Unwin has been with the college since the mid-1990s when he came on to help develop some environmental programs. Before that he’d spent a good chunk of his adult life exploring how mining operations affected the surrounding environment.
“I think for me (it was) a bit of a career changing moment when I saw the impact of some of these mining operations and how contaminated the water was,” he said.
After helping the college develop some environmental programs, he was asked to stay on to teach. Despite having two parents who were teachers, the job was never something he thought he’d pursue. However, he understands that solutions are going to take the efforts of many. What better way to amplify his impact than to teach others?
“If it was just me, if I was one farmer, I would do a lot. But now I’ve got 20 people each year doing it over time. I think that’s where you really start to see the true impact of education when it comes to schools,” he said.
Unwin’s not one to seek the limelight. If it were his choice, he probably wouldn’t do media interviews about his work, or even last December’s involvement with a United Nations conference on biodiversity in Montreal, something he considers one of his crowning career achievements.

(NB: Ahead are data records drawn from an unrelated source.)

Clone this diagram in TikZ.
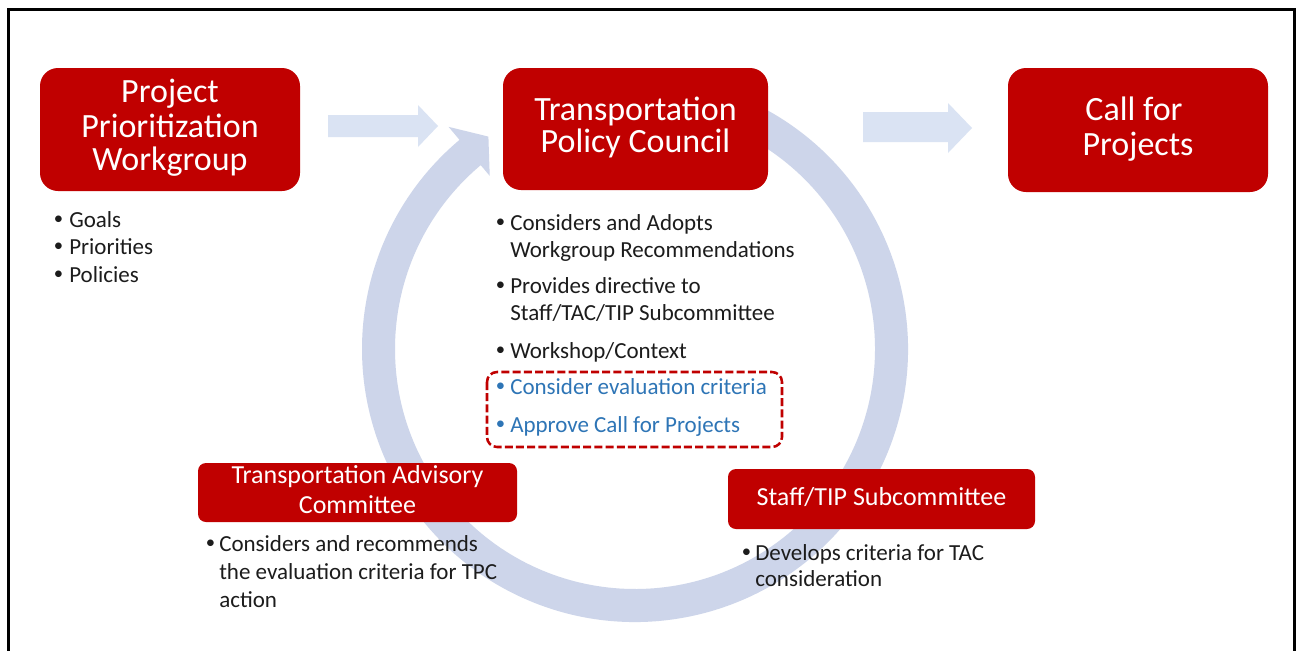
\documentclass[tikz,border=0pt]{standalone}
\usepackage{fontspec}
\setmainfont{Carlito}
\usetikzlibrary{calc}
\definecolor{boxred}{RGB}{192,0,0}
\definecolor{ringc}{RGB}{205,213,234}
\definecolor{arrc}{RGB}{218,227,243}
\definecolor{txt}{RGB}{28,28,28}
\definecolor{blu}{RGB}{46,117,182}
\definecolor{dashred}{RGB}{192,0,0}
\begin{document}
\begin{tikzpicture}[x=0.75pt,y=-0.75pt,
  bigbox/.style={fill=boxred, draw=none, rounded corners=13.5pt, inner sep=0pt},
  smallbox/.style={fill=boxred, draw=none, rounded corners=6pt, inner sep=0pt},
  ttl/.style={text=white, anchor=base, inner sep=0pt, font=\fontsize{25.5}{25.5}\selectfont},
  sttl/.style={text=white, anchor=base, inner sep=0pt, font=\fontsize{19.5}{19.5}\selectfont},
  btxt/.style={text=txt, anchor=base west, inner sep=0pt, font=\fontsize{17.25}{20}\selectfont},
  bdot/.style={text=txt, anchor=base, inner sep=0pt, font=\fontsize{14}{14}\selectfont},
  hilite/.style={draw=dashred, line width=1.9pt, dash pattern=on 6pt off 2.4pt, rounded corners=7.5pt}
]
\useasboundingbox (0,0) rectangle (1299,650);
\fill[white] (0,0) rectangle (1299,650);
% frame
\draw[line width=2pt, black] (8.7,665) -- (8.7,9.5) -- (1294.5,9.5) -- (1294.5,665);

% circular arrow
\coordinate (C) at (635,349);
\fill[ringc] ($(C)+(-62:273)$) arc[start angle=-62, end angle=230, radius=273]
  -- ($(C)+(230:290)$) -- (488.4,136.6) -- ($(C)+(230:226)$) -- ($(C)+(230:240)$)
  arc[start angle=230, end angle=-62, radius=240] -- cycle;

% straight block arrows
\fill[arrc] (328,115) -- (418,115) -- (418,105) -- (438,126) -- (418,147) -- (418,137) -- (328,137) -- cycle;
\fill[arrc] (863,112) -- (948,112) -- (948,103) -- (972,128) -- (948,153) -- (948,142) -- (863,142) -- cycle;

% boxes
\node[bigbox, minimum width=195pt, minimum height=92.25pt] (ppw) at (170,129.5) {};
\node[bigbox, minimum width=198.75pt, minimum height=91.5pt] (tpc) at (635.5,129) {};
\node[bigbox, minimum width=195pt, minimum height=93pt] (cfp) at (1138,130) {};
\node[smallbox, minimum width=239.25pt, minimum height=44.25pt] (tac) at (357.5,492.5) {};
\node[smallbox, minimum width=230.25pt, minimum height=45pt] (stf) at (881.5,499) {};

% titles
\node[ttl] (ppw1) at (170,102) {Project};
\node[ttl] (ppw2) at (170,137) {Prioritization};
\node[ttl] (ppw3) at (170,170) {Workgroup};
\node[ttl] (tpc1) at (635.5,120) {Transportation};
\node[ttl] (tpc2) at (635.5,152) {Policy Council};
\node[ttl] (cfp1) at (1134,120) {Call for};
\node[ttl] (cfp2) at (1138,155) {Projects};
\node[sttl] (tac1) at (357.5,483) {Transportation Advisory};
\node[sttl] (tac2) at (357.5,513) {Committee};
\node[sttl] (stf1) at (881.5,505) {Staff/TIP Subcommittee};

% left list
\node[bdot] (d1) at (58.5,227) {\raisebox{1.6pt}{•}};
\node[btxt] (l1) at (69,227) {Goals};
\node[bdot] (d2) at (58.5,254) {\raisebox{1.6pt}{•}};
\node[btxt] (l2) at (69,254) {Priorities};
\node[bdot] (d3) at (58.5,282) {\raisebox{1.6pt}{•}};
\node[btxt] (l3) at (69,282) {Policies};

% TPC list
\node[bdot] (e1) at (500.5,230) {\raisebox{1.6pt}{•}};
\node[btxt] (m1) at (510,230) {Considers and Adopts};
\node[btxt] (m1b) at (510,257) {Workgroup Recommendations};
\node[bdot] (e2) at (500.5,293) {\raisebox{1.6pt}{•}};
\node[btxt] (m2) at (510,293) {Provides directive to};
\node[btxt] (m2b) at (510,320) {Staff/TAC/TIP Subcommittee};
\node[bdot] (e3) at (500.5,358) {\raisebox{1.6pt}{•}};
\node[btxt] (m3) at (510,358) {Workshop/Context};
\node[bdot, text=blu] (e4) at (500.5,394) {\raisebox{1.6pt}{•}};
\node[btxt, text=blu] (m4) at (510,394) {Consider evaluation criteria};
\node[bdot, text=blu] (e5) at (500.5,432) {\raisebox{1.6pt}{•}};
\node[btxt, text=blu] (m5) at (510,432) {Approve Call for Projects};
\draw[hilite] (487,372) rectangle (782,447);

% TAC list
\node[bdot] (f1) at (210.5,551) {\raisebox{1.6pt}{•}};
\node[btxt] (n1) at (219,551) {Considers and recommends};
\node[btxt] (n1b) at (219,579) {the evaluation criteria for TPC};
\node[btxt] (n1c) at (219,607) {action};

% Staff list
\node[bdot] (g1) at (746.5,560) {\raisebox{1.6pt}{•}};
\node[btxt] (o1) at (755,560) {Develops criteria for TAC};
\node[btxt] (o1b) at (755,586) {consideration};
\end{tikzpicture}
\end{document}
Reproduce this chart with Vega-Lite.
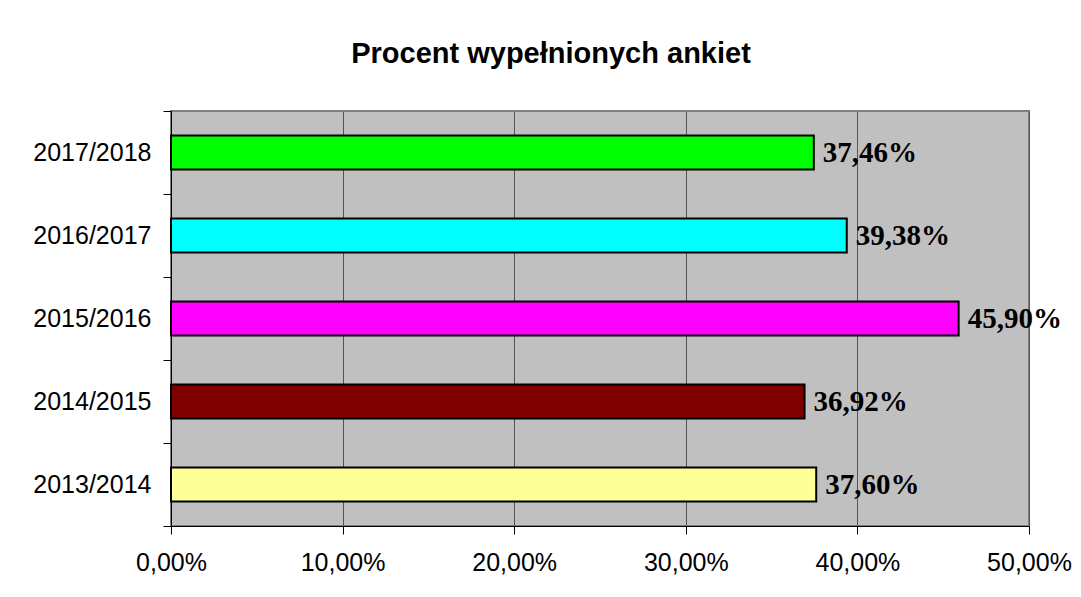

However, in the space of a climate change and biodiversity crisis that could spell doom, he understands he has to go out of his comfort zone. Ironically, many think fighting climate change means leaving behind many of the comforts we enjoy.
The dean’s not so sure. Which brings us back to the business-environment duality of his job.
“I think part of that discussion needs to shift away from what we’re going to lose to what we we’re going to gain, and then really focus on where we can actually maintain what we presently have, but in a way that doesn’t create the impact that it has in the past,” he said.
Capitalism, he points out, isn’t going anywhere. Instead, we need the system to work in a way that makes money for people, but also protects the planet.
“Because, if the planet’s destroyed, who cares how big your bank account is?”
Based on his own interactions and on things he reads, Unwin does sense an increased urgency among young people today. It may be frustrating that fundamentally colleges and universities are teaching the same climate science they were teaching a couple decades ago, but the mood among students has shifted from interest to a motivation to act.
“The really interesting part about Gen Z is that they want to actually work on something that’s meaningful. They want to be collaborative and they understand climate change. They’re scared about it, they’re scared about biodiversity loss,” he said.